You'd level up in a style of play like, such as, for instance, Diablo IIVX. Leveling is a grind and Diablo makes grinding fun. Check and check.

Then you reach level cap and you run some fancier scenarios, still in the Diablo IIVX style, but maybe requiring co-op play. Whatever, needing co-op play isn't an important detail to me. You run those for your pre-raid gear. 

Then you raid, all World of Warcraft style. And start Diabloing up an alt.

It doesn't have to be so cut-and-dried separate. Maybe you can also run dungeons, World of Warcraft style, while leveling up. As a break from the Diabloesque hacking and slashing, and to learn the fundaments of group play so that you're not confused when you begin raiding. Maybe the co-op play of the Diabloesque leveling process can include more "holy trinity" elements than Diablo IIVX has.

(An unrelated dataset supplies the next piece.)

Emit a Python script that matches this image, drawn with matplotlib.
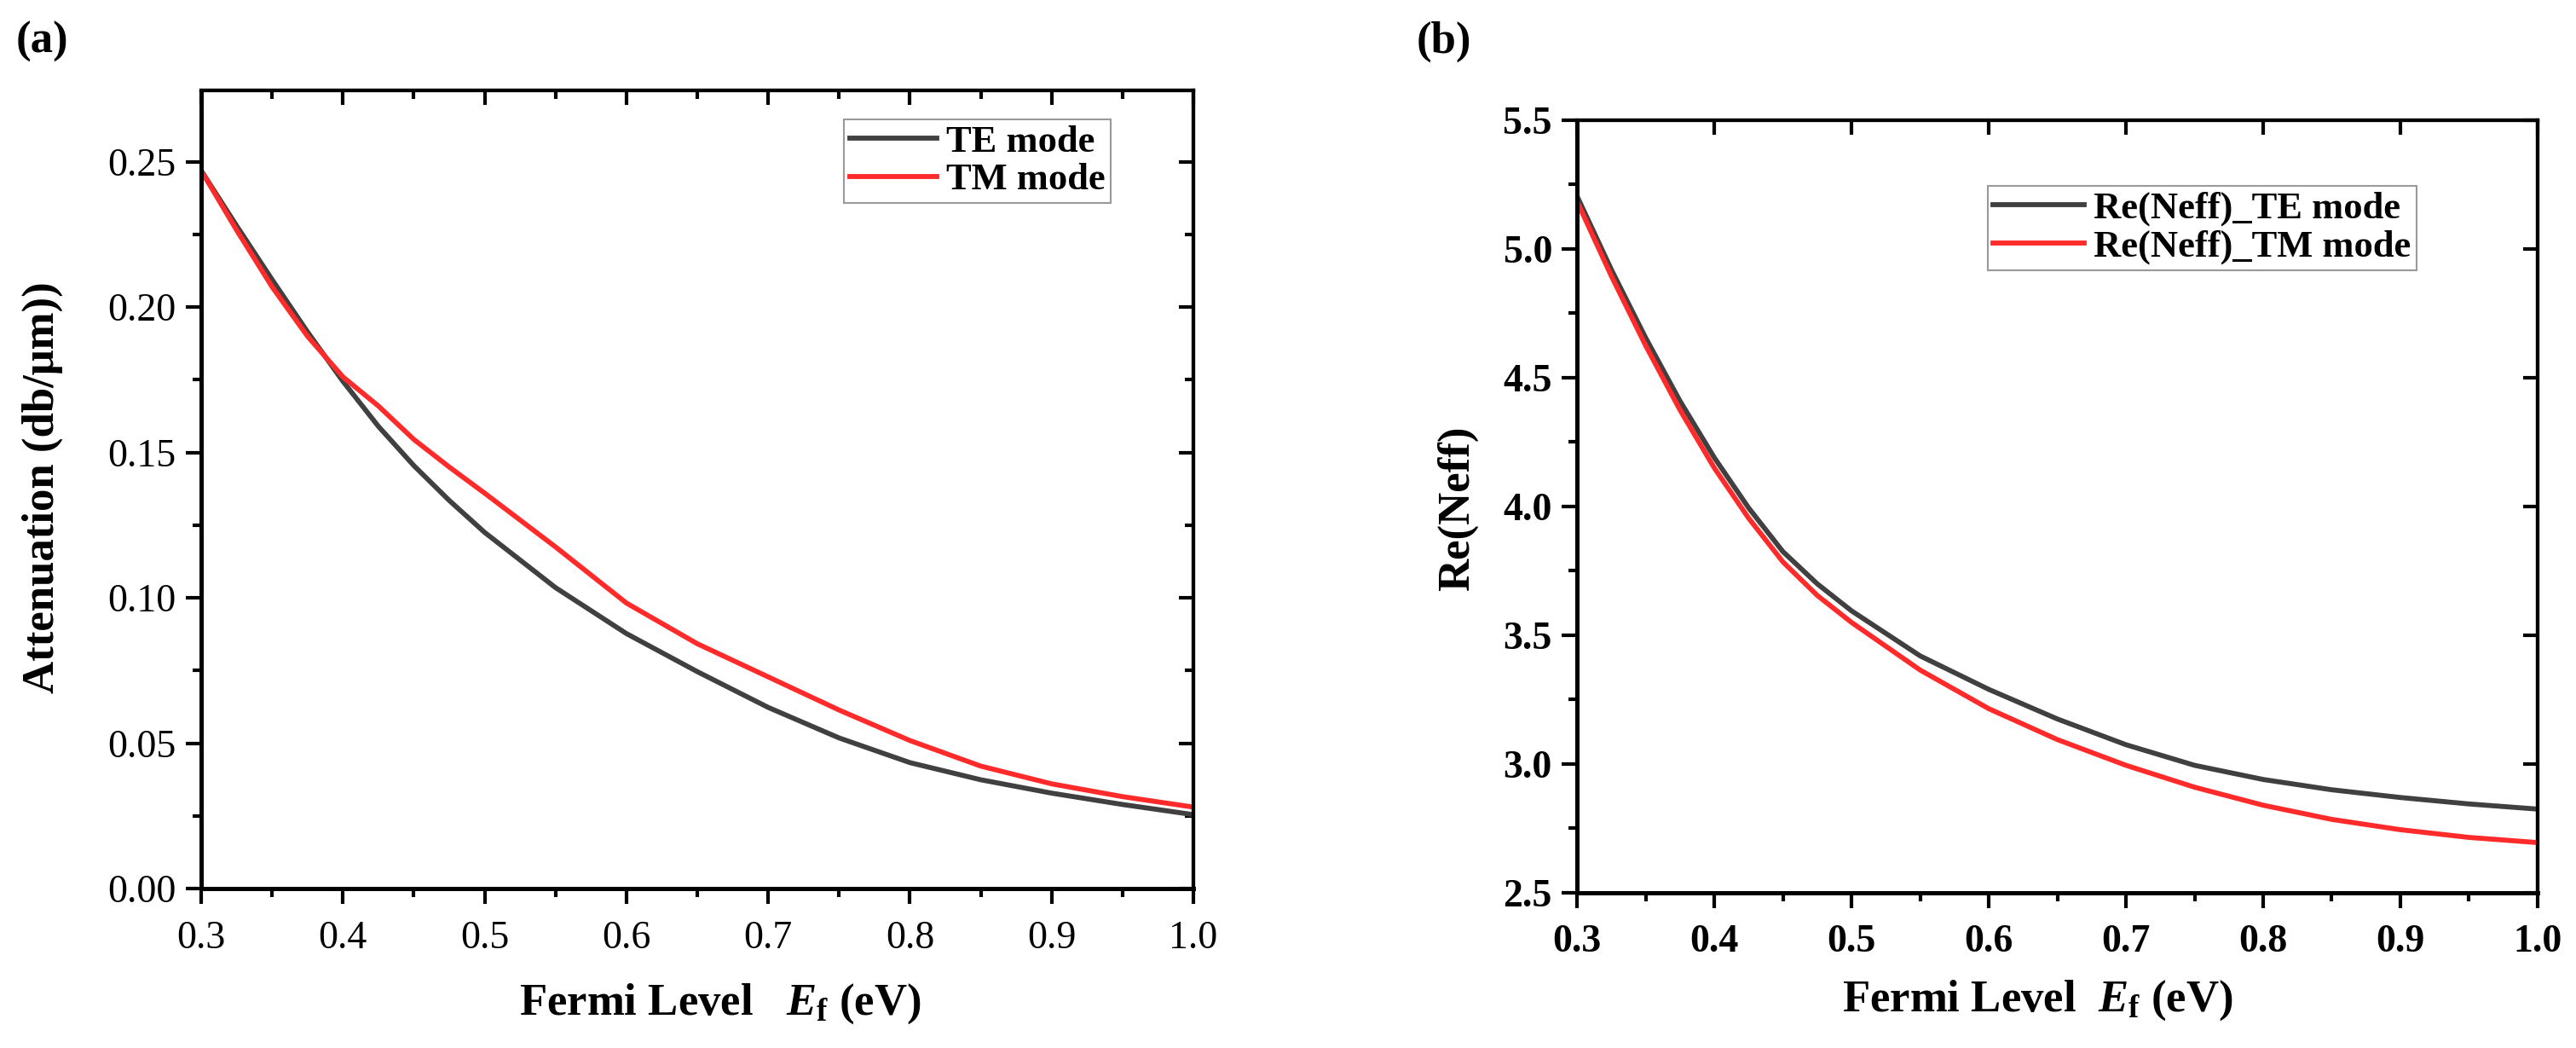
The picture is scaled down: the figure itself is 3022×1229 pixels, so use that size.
import matplotlib
matplotlib.use("Agg")
import matplotlib.pyplot as plt
from matplotlib.ticker import MultipleLocator, FormatStrFormatter

plt.rcParams['font.family'] = ['Liberation Serif', 'DejaVu Serif']
plt.rcParams['mathtext.fontset'] = 'custom'
plt.rcParams['mathtext.it'] = 'Liberation Serif:italic:bold'
plt.rcParams['mathtext.bf'] = 'Liberation Serif:bold'
plt.rcParams['mathtext.rm'] = 'Liberation Serif:bold'

# Fermi level (eV)
fermi = [0.3, 0.325, 0.35, 0.375, 0.4, 0.425, 0.45, 0.475, 0.5, 0.55, 0.6,
         0.65, 0.7, 0.75, 0.8, 0.85, 0.9, 0.95, 1.0]

# (a) attenuation (db/um)
att_te = [0.247, 0.228, 0.2095, 0.1915, 0.1745, 0.159, 0.1455, 0.1335, 0.1225, 0.1035, 0.0877,
          0.0746, 0.0623, 0.0518, 0.0433, 0.0374, 0.0328, 0.0289, 0.0254]
att_tm = [0.247, 0.2265, 0.207, 0.19, 0.176, 0.166, 0.1545, 0.145, 0.136, 0.1175, 0.0982,
          0.0842, 0.0728, 0.0614, 0.0509, 0.0421, 0.036, 0.0316, 0.028]

# (b) Re(Neff)
neff_te = [5.205, 4.92, 4.655, 4.41, 4.19, 3.995, 3.825, 3.70, 3.595, 3.42, 3.29,
           3.175, 3.075, 2.995, 2.94, 2.90, 2.87, 2.845, 2.825]
neff_tm = [5.185, 4.895, 4.625, 4.375, 4.15, 3.955, 3.785, 3.655, 3.55, 3.365, 3.215,
           3.095, 2.995, 2.91, 2.84, 2.785, 2.745, 2.715, 2.695]

TE_COLOR = '#404040'
TM_COLOR = '#ff2b2b'

fig = plt.figure(figsize=(30.22, 12.29), dpi=100)
ax1 = fig.add_axes([0.0781, 0.1522, 0.3852, 0.7616])
ax2 = fig.add_axes([0.6122, 0.1481, 0.3729, 0.7372])


def style_axes(ax, ymaj, ymin, yfmt, bold_ticks, mirror_minor):
    ax.set_xlim(0.3, 1.0)
    ax.xaxis.set_major_locator(MultipleLocator(0.1))
    ax.xaxis.set_minor_locator(MultipleLocator(0.05))
    ax.xaxis.set_major_formatter(FormatStrFormatter('%.1f'))
    ax.yaxis.set_major_locator(MultipleLocator(ymaj))
    ax.yaxis.set_minor_locator(MultipleLocator(ymin))
    ax.yaxis.set_major_formatter(FormatStrFormatter(yfmt))
    for side in ['left', 'bottom']:
        ax.spines[side].set_linewidth(3.6)
    for side in ['top', 'right']:
        ax.spines[side].set_linewidth(3.0)
    ax.tick_params(which='major', direction='out', length=13, width=3, labelsize=33, pad=8)
    ax.tick_params(which='minor', direction='out', length=7, width=3)
    ax.tick_params(axis='x', which='major', pad=14)
    for lab in ax.get_xticklabels() + ax.get_yticklabels():
        lab.set_fontweight('bold' if bold_ticks else 'normal')

    # mirrored ticks pointing inward on top/right
    top = ax.secondary_xaxis('top')
    top.xaxis.set_major_locator(MultipleLocator(0.1))
    if mirror_minor:
        top.xaxis.set_minor_locator(MultipleLocator(0.05))
    top.tick_params(which='major', direction='in', length=12, width=3, labeltop=False)
    top.tick_params(which='minor', direction='in', length=7, width=3)
    top.spines['top'].set_linewidth(3.0)
    right = ax.secondary_yaxis('right')
    right.yaxis.set_major_locator(MultipleLocator(ymaj))
    if mirror_minor:
        right.yaxis.set_minor_locator(MultipleLocator(ymin))
    right.tick_params(which='major', direction='in', length=12, width=3, labelright=False)
    right.tick_params(which='minor', direction='in', length=7, width=3)
    right.spines['right'].set_linewidth(3.0)


# ---- panel (a)
ax1.plot(fermi, att_te, color=TE_COLOR, lw=4.2, label='TE mode')
ax1.plot(fermi, att_tm, color=TM_COLOR, lw=4.2, label='TM mode')
ax1.set_ylim(0, 0.2746)
style_axes(ax1, 0.05, 0.025, '%.2f', False, True)
ax1.set_ylabel('Attenuation (db/\u03bcm))', fontsize=38, fontweight='bold')
ax1.yaxis.set_label_coords(-0.16, 0.502)
ax1.set_xlabel(r'Fermi Level   $\mathit{E}_{\mathbf{f}}$ (eV)', fontsize=38, fontweight='bold')
ax1.xaxis.set_label_coords(0.523, -0.145)
ax1.xaxis.label.set_va('center')
ax1.yaxis.label.set_va('center')
leg1 = ax1.legend(loc='upper right', bbox_to_anchor=(0.9167, 0.9637), borderaxespad=0,
                  prop={'family': 'Liberation Serif', 'weight': 'bold', 'size': 32},
                  fancybox=False, edgecolor='#808080', handlelength=2.3,
                  handletextpad=0.25, labelspacing=0.1, borderpad=0.15)
leg1.get_frame().set_linewidth(1.5)
fig.text(0.006, 0.98, '(a)', fontsize=38, fontweight='bold', ha='left', va='top')

# ---- panel (b)
ax2.plot(fermi, neff_te, color=TE_COLOR, lw=4.2, label='Re(Neff)_TE mode')
ax2.plot(fermi, neff_tm, color=TM_COLOR, lw=4.2, label='Re(Neff)_TM mode')
ax2.set_ylim(2.5, 5.5)
style_axes(ax2, 0.5, 0.25, '%.1f', True, False)
ax2.set_ylabel('Re(Neff)', fontsize=38, fontweight='bold')
ax2.yaxis.set_label_coords(-0.124, 0.498)
ax2.set_xlabel(r'Fermi Level  $\mathit{E}_{\mathbf{f}}$ (eV)', fontsize=38, fontweight='bold')
ax2.xaxis.set_label_coords(0.479, -0.139)
ax2.xaxis.label.set_va('center')
ax2.yaxis.label.set_va('center')
leg2 = ax2.legend(loc='upper right', bbox_to_anchor=(0.874, 0.915), borderaxespad=0,
                  prop={'family': 'Liberation Serif', 'weight': 'bold', 'size': 32},
                  fancybox=False, edgecolor='#808080', handlelength=2.4,
                  handletextpad=0.25, labelspacing=0.1, borderpad=0.15)
leg2.get_frame().set_linewidth(1.5)
fig.text(0.550, 0.98, '(b)', fontsize=38, fontweight='bold', ha='left', va='top')

fig.savefig('out.png', dpi=100, facecolor='white')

It's all negotiable. I'm just envisioning a game that largely allows the fun of Diablo grinding to replace the tedium of World of Warcraft grinding while not losing the excellent (in my opinion) World of Warcraft end game. 


Conclusion, In Which I Realize I'm Not The Only Person On Earth







You may have noticed that my enthusing over what makes each game fun and/or tedious is a bit opinion-based. Not everyone would agree with me that World of Warcraft questing is boring and repetitive. Not everyone would like to replace the run-one-hundred-heroics-to-be-raid-ready process. Not everyone likes Diablo IIVXXXXL's playstyle. Not everyone wants to raid.

So, obviously, I'm creating a game for myself. The perfect game for me. I'm sure there's at least a small band of people who value things in each game as I do, so it would be a perfect game for me and those people. How large that group of people is, I don't know. Maybe one day, though, we'll get this game. And, hopefully, the people who like completely different things will get the game they like.

And maybe it'll be the same uber-game that all of humanity plays when they're not eating cleverly-concealed human remains. Did I just blow your mind?